What is required: Would you retype, exactly and without the pictures, the lines between the line holding "Give me the" and the line holding "const lsdData = categories.map((c, i)", inclusive, and nothing else?

Listed entries:
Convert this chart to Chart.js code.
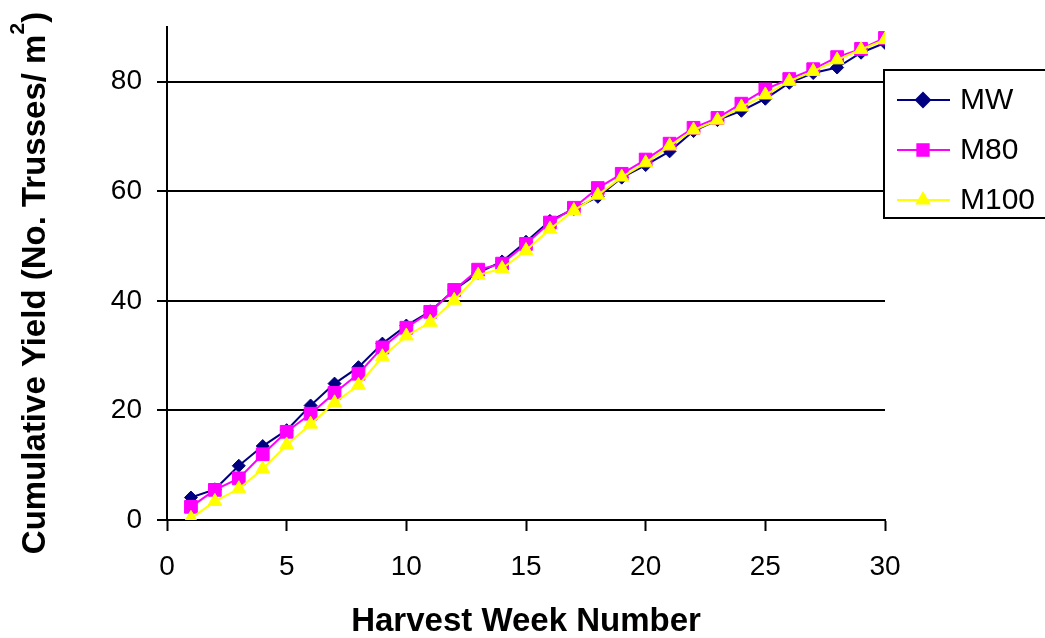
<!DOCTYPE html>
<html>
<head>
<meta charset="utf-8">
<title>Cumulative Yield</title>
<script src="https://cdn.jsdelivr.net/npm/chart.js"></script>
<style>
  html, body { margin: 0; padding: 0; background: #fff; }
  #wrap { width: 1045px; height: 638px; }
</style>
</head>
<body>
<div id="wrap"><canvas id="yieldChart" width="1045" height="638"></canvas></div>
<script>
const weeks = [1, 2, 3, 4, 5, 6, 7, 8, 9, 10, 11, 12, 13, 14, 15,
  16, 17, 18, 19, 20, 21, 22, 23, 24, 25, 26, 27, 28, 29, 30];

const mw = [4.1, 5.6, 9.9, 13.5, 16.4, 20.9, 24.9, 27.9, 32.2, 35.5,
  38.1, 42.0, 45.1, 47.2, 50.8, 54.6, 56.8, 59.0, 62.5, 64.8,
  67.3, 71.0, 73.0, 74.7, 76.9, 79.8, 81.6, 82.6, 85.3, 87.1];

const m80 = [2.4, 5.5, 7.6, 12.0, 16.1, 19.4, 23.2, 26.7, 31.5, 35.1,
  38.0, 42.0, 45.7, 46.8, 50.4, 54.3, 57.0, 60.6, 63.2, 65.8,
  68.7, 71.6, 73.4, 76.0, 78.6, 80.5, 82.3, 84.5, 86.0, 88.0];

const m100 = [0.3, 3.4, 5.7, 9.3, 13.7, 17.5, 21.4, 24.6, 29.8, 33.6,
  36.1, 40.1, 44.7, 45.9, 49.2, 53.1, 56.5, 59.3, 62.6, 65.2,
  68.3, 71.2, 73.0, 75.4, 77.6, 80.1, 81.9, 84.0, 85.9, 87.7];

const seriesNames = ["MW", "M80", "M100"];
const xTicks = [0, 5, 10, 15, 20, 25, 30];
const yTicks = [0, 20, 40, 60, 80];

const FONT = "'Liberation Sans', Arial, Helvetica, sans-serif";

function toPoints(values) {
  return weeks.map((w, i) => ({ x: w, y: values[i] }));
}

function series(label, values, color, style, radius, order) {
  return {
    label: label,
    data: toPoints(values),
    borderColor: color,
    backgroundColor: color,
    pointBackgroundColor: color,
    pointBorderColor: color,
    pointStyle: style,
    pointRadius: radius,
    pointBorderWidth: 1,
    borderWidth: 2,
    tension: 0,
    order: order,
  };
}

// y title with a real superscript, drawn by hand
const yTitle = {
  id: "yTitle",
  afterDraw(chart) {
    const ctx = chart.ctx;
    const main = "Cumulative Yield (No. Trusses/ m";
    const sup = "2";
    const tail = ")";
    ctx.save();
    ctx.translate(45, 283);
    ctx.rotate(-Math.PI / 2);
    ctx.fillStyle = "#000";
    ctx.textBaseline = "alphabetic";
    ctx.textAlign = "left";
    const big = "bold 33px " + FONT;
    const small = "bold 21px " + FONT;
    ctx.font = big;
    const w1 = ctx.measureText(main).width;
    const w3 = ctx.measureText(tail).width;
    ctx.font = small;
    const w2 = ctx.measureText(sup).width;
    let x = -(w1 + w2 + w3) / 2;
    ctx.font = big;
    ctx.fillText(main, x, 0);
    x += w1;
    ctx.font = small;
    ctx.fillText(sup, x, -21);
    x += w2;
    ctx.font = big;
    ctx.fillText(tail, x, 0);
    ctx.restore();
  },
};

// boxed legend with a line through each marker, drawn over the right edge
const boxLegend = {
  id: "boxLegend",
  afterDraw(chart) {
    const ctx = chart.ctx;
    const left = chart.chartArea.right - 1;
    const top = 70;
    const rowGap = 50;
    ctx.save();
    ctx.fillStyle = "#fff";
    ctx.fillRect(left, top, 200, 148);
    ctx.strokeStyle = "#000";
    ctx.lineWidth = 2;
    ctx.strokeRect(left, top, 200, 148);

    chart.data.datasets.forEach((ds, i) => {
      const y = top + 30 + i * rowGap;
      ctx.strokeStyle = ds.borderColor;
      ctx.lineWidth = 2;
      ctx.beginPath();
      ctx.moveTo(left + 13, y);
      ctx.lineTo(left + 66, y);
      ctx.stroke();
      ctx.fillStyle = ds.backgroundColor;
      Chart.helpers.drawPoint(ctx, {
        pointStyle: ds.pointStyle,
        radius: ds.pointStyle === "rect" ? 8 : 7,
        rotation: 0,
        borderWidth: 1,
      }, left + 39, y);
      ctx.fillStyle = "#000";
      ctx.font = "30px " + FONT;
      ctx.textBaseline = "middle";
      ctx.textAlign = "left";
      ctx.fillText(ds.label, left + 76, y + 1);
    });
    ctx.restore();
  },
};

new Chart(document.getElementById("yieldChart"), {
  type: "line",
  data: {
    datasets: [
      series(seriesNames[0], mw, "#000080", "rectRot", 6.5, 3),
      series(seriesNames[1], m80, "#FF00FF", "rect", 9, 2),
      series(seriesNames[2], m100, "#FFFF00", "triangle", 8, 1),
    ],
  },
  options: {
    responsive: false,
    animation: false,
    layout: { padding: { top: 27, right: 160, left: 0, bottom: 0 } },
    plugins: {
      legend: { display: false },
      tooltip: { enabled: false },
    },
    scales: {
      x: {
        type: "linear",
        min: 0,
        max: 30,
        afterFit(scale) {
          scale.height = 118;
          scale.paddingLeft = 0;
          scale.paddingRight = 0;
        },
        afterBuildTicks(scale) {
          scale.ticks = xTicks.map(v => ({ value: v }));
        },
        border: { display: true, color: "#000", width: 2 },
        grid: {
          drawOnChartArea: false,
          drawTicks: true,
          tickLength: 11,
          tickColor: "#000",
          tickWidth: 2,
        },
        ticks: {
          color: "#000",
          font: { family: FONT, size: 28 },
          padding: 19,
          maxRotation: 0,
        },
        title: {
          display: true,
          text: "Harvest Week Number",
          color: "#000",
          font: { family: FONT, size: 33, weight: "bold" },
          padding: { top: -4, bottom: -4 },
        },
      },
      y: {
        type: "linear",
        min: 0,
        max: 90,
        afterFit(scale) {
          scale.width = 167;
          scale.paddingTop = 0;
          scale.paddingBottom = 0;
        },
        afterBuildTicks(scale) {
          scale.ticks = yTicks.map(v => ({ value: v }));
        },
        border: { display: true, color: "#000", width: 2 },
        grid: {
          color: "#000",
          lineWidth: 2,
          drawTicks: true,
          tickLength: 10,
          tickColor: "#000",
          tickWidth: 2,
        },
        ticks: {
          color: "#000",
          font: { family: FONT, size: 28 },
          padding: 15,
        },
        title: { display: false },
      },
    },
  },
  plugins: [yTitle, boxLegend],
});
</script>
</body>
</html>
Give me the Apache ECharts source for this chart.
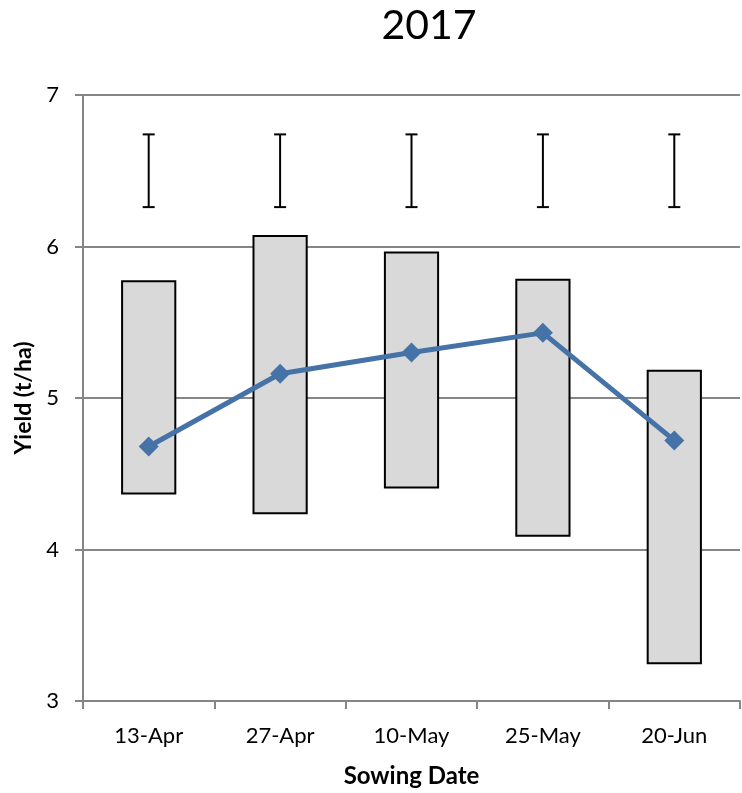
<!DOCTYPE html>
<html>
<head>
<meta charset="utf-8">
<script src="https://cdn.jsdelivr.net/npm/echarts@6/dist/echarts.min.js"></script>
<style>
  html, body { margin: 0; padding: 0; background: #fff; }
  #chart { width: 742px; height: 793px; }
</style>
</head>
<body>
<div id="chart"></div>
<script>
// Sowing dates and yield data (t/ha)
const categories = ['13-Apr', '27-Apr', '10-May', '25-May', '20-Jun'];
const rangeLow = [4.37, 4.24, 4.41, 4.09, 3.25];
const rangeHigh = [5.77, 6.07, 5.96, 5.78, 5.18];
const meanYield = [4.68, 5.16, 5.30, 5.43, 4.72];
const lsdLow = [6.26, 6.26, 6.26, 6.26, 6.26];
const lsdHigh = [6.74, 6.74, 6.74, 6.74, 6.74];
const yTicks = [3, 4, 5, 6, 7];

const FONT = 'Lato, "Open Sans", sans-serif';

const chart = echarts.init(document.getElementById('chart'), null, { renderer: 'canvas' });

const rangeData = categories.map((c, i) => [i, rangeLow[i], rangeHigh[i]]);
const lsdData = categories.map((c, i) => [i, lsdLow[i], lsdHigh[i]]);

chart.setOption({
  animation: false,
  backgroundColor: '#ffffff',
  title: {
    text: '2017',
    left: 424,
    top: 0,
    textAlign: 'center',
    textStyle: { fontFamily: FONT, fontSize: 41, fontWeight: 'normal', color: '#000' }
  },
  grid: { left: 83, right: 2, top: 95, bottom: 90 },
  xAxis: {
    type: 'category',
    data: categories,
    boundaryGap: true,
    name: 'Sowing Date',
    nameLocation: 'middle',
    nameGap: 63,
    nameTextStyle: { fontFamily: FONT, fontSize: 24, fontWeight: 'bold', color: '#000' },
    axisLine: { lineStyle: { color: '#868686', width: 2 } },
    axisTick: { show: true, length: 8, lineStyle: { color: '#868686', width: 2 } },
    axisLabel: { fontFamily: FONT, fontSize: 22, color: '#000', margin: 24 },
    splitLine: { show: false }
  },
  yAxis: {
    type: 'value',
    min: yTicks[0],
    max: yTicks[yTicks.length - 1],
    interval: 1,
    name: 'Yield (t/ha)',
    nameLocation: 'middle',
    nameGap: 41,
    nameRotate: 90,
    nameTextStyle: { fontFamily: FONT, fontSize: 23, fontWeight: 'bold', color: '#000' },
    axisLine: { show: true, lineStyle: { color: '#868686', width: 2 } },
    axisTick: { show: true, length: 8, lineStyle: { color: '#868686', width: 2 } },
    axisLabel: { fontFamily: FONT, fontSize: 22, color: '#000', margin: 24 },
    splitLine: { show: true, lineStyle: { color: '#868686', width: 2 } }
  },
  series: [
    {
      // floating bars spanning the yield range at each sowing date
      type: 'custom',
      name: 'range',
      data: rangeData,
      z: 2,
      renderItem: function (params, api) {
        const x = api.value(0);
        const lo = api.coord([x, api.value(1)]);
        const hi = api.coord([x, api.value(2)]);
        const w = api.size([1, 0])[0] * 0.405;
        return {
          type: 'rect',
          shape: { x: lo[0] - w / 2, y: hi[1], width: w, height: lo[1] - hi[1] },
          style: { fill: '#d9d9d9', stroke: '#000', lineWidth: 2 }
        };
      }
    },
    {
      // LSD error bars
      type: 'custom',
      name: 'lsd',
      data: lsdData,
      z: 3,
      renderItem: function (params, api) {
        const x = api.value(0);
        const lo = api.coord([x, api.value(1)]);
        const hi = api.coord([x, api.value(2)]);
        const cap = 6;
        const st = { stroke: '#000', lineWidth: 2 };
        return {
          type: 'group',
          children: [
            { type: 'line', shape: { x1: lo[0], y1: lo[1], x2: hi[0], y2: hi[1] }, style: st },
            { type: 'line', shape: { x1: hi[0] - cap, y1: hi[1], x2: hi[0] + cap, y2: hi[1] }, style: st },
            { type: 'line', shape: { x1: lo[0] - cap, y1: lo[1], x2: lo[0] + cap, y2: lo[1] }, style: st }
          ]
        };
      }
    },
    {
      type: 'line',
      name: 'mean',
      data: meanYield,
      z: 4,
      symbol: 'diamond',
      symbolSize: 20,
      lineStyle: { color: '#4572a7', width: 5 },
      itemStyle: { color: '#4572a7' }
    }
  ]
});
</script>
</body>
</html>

Written solution:
Give me the Apache ECharts source for this chart.
<!DOCTYPE html>
<html>
<head>
<meta charset="utf-8">
<script src="https://cdn.jsdelivr.net/npm/echarts@6/dist/echarts.min.js"></script>
<style>
  html, body { margin: 0; padding: 0; background: #fff; }
  #chart { width: 742px; height: 793px; }
</style>
</head>
<body>
<div id="chart"></div>
<script>
// Sowing dates and yield data (t/ha)
const categories = ['13-Apr', '27-Apr', '10-May', '25-May', '20-Jun'];
const rangeLow = [4.37, 4.24, 4.41, 4.09, 3.25];
const rangeHigh = [5.77, 6.07, 5.96, 5.78, 5.18];
const meanYield = [4.68, 5.16, 5.30, 5.43, 4.72];
const lsdLow = [6.26, 6.26, 6.26, 6.26, 6.26];
const lsdHigh = [6.74, 6.74, 6.74, 6.74, 6.74];
const yTicks = [3, 4, 5, 6, 7];

const FONT = 'Lato, "Open Sans", sans-serif';

const chart = echarts.init(document.getElementById('chart'), null, { renderer: 'canvas' });

const rangeData = categories.map((c, i) => [i, rangeLow[i], rangeHigh[i]]);
const lsdData = categories.map((c, i) => [i, lsdLow[i], lsdHigh[i]]);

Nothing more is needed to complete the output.